> _What is being asked_
Would you transcribe all of the data exactly, down to the last character?

> _Record extracts_

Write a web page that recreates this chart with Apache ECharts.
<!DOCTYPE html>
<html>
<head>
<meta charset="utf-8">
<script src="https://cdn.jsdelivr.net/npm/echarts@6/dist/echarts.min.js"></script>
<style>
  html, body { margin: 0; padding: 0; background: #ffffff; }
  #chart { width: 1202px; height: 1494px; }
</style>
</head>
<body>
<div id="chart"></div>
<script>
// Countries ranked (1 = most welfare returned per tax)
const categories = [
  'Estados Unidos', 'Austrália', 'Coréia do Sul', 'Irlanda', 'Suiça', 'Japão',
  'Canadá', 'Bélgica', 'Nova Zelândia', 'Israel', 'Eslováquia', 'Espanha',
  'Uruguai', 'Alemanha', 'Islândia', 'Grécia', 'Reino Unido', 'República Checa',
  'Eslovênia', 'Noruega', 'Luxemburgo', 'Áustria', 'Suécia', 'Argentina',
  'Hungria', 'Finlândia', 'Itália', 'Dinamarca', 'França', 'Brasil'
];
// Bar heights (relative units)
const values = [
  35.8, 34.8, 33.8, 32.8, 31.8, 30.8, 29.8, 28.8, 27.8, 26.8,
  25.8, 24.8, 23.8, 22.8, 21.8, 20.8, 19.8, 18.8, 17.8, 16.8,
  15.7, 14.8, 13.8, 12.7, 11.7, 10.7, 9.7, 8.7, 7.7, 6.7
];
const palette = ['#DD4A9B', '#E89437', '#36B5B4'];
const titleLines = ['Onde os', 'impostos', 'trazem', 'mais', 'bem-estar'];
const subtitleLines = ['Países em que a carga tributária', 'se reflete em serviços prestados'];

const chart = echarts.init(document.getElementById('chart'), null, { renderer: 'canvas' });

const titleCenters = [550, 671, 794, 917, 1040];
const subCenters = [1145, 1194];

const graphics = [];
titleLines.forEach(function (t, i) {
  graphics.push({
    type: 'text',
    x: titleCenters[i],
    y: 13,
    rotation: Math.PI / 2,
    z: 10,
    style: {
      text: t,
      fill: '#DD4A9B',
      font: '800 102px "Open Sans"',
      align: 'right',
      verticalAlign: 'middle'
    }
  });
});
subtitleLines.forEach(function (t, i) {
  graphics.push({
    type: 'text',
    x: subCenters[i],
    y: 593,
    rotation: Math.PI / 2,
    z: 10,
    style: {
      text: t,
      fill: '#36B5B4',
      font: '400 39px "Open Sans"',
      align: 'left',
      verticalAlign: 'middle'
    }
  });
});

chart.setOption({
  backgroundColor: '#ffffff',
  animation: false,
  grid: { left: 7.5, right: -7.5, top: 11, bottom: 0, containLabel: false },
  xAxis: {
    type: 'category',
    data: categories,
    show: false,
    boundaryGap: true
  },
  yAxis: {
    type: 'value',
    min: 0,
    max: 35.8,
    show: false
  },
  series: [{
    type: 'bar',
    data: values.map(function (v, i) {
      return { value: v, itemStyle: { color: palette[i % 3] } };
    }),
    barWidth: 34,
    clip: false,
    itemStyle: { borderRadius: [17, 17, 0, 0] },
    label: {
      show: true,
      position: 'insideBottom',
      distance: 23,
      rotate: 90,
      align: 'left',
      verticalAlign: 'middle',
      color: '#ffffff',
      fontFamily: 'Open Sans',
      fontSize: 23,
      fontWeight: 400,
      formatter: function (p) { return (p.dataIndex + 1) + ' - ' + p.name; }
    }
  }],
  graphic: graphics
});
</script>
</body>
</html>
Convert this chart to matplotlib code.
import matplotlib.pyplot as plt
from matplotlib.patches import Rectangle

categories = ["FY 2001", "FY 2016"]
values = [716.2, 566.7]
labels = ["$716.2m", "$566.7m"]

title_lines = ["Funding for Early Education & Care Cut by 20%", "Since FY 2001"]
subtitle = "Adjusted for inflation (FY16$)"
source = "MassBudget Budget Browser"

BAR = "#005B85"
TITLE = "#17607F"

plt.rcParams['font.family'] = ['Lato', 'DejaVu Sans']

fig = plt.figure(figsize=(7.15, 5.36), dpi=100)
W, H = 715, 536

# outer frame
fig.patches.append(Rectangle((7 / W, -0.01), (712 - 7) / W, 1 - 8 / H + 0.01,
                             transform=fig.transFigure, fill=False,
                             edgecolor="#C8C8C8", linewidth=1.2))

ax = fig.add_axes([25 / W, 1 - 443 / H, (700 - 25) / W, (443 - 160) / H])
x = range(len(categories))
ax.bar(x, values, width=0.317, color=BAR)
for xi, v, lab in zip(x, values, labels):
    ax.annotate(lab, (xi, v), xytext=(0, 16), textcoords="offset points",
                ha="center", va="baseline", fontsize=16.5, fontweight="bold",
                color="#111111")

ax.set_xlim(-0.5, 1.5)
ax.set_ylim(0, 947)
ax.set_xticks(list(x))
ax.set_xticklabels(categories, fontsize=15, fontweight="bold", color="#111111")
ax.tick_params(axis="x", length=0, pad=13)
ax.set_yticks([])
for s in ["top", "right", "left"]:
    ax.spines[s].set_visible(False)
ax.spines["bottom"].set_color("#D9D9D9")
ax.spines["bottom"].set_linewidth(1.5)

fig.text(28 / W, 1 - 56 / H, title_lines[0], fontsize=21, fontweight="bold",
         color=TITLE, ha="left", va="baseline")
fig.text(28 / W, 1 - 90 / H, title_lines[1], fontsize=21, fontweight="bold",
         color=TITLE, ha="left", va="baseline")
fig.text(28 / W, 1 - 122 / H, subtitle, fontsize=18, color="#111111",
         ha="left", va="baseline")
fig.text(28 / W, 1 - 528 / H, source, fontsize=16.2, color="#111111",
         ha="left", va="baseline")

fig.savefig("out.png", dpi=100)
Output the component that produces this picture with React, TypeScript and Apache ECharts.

> _Output below_
Write a web page that recreates this chart with Apache ECharts.
<!DOCTYPE html>
<html>
<head>
<meta charset="utf-8">
<script src="https://cdn.jsdelivr.net/npm/echarts@6/dist/echarts.min.js"></script>
<style>
  html, body { margin: 0; padding: 0; background: #ffffff; }
  #chart { width: 1202px; height: 1494px; }
</style>
</head>
<body>
<div id="chart"></div>
<script>
// Countries ranked (1 = most welfare returned per tax)
const categories = [
  'Estados Unidos', 'Austrália', 'Coréia do Sul', 'Irlanda', 'Suiça', 'Japão',
  'Canadá', 'Bélgica', 'Nova Zelândia', 'Israel', 'Eslováquia', 'Espanha',
  'Uruguai', 'Alemanha', 'Islândia', 'Grécia', 'Reino Unido', 'República Checa',
  'Eslovênia', 'Noruega', 'Luxemburgo', 'Áustria', 'Suécia', 'Argentina',
  'Hungria', 'Finlândia', 'Itália', 'Dinamarca', 'França', 'Brasil'
];
// Bar heights (relative units)
const values = [
  35.8, 34.8, 33.8, 32.8, 31.8, 30.8, 29.8, 28.8, 27.8, 26.8,
  25.8, 24.8, 23.8, 22.8, 21.8, 20.8, 19.8, 18.8, 17.8, 16.8,
  15.7, 14.8, 13.8, 12.7, 11.7, 10.7, 9.7, 8.7, 7.7, 6.7
];
const palette = ['#DD4A9B', '#E89437', '#36B5B4'];
const titleLines = ['Onde os', 'impostos', 'trazem', 'mais', 'bem-estar'];
const subtitleLines = ['Países em que a carga tributária', 'se reflete em serviços prestados'];

const chart = echarts.init(document.getElementById('chart'), null, { renderer: 'canvas' });

const titleCenters = [550, 671, 794, 917, 1040];
const subCenters = [1145, 1194];

const graphics = [];
titleLines.forEach(function (t, i) {
  graphics.push({
    type: 'text',
    x: titleCenters[i],
    y: 13,
    rotation: Math.PI / 2,
    z: 10,
    style: {
      text: t,
      fill: '#DD4A9B',
      font: '800 102px "Open Sans"',
      align: 'right',
      verticalAlign: 'middle'
    }
  });
});
subtitleLines.forEach(function (t, i) {
  graphics.push({
    type: 'text',
    x: subCenters[i],
    y: 593,
    rotation: Math.PI / 2,
    z: 10,
    style: {
      text: t,
      fill: '#36B5B4',
      font: '400 39px "Open Sans"',
      align: 'left',
      verticalAlign: 'middle'
    }
  });
});

chart.setOption({
  backgroundColor: '#ffffff',
  animation: false,
  grid: { left: 7.5, right: -7.5, top: 11, bottom: 0, containLabel: false },
  xAxis: {
    type: 'category',
    data: categories,
    show: false,
    boundaryGap: true
  },
  yAxis: {
    type: 'value',
    min: 0,
    max: 35.8,
    show: false
  },
  series: [{
    type: 'bar',
    data: values.map(function (v, i) {
      return { value: v, itemStyle: { color: palette[i % 3] } };
    }),
    barWidth: 34,
    clip: false,
    itemStyle: { borderRadius: [17, 17, 0, 0] },
    label: {
      show: true,
      position: 'insideBottom',
      distance: 23,
      rotate: 90,
      align: 'left',
      verticalAlign: 'middle',
      color: '#ffffff',
      fontFamily: 'Open Sans',
      fontSize: 23,
      fontWeight: 400,
      formatter: function (p) { return (p.dataIndex + 1) + ' - ' + p.name; }
    }
  }],
  graphic: graphics
});
</script>
</body>
</html>
Convert this chart to matplotlib code.
import matplotlib.pyplot as plt
from matplotlib.patches import Rectangle

categories = ["FY 2001", "FY 2016"]
values = [716.2, 566.7]
labels = ["$716.2m", "$566.7m"]

title_lines = ["Funding for Early Education & Care Cut by 20%", "Since FY 2001"]
subtitle = "Adjusted for inflation (FY16$)"
source = "MassBudget Budget Browser"

BAR = "#005B85"
TITLE = "#17607F"

plt.rcParams['font.family'] = ['Lato', 'DejaVu Sans']

fig = plt.figure(figsize=(7.15, 5.36), dpi=100)
W, H = 715, 536

# outer frame
fig.patches.append(Rectangle((7 / W, -0.01), (712 - 7) / W, 1 - 8 / H + 0.01,
                             transform=fig.transFigure, fill=False,
                             edgecolor="#C8C8C8", linewidth=1.2))

ax = fig.add_axes([25 / W, 1 - 443 / H, (700 - 25) / W, (443 - 160) / H])
x = range(len(categories))
ax.bar(x, values, width=0.317, color=BAR)
for xi, v, lab in zip(x, values, labels):
    ax.annotate(lab, (xi, v), xytext=(0, 16), textcoords="offset points",
                ha="center", va="baseline", fontsize=16.5, fontweight="bold",
                color="#111111")

ax.set_xlim(-0.5, 1.5)
ax.set_ylim(0, 947)
ax.set_xticks(list(x))
ax.set_xticklabels(categories, fontsize=15, fontweight="bold", color="#111111")
ax.tick_params(axis="x", length=0, pad=13)
ax.set_yticks([])
for s in ["top", "right", "left"]:
    ax.spines[s].set_visible(False)
ax.spines["bottom"].set_color("#D9D9D9")
ax.spines["bottom"].set_linewidth(1.5)

fig.text(28 / W, 1 - 56 / H, title_lines[0], fontsize=21, fontweight="bold",
         color=TITLE, ha="left", va="baseline")
fig.text(28 / W, 1 - 90 / H, title_lines[1], fontsize=21, fontweight="bold",
         color=TITLE, ha="left", va="baseline")
fig.text(28 / W, 1 - 122 / H, subtitle, fontsize=18, color="#111111",
         ha="left", va="baseline")
fig.text(28 / W, 1 - 528 / H, source, fontsize=16.2, color="#111111",
         ha="left", va="baseline")

fig.savefig("out.png", dpi=100)
Output the component that produces this picture with React, TypeScript and Apache ECharts.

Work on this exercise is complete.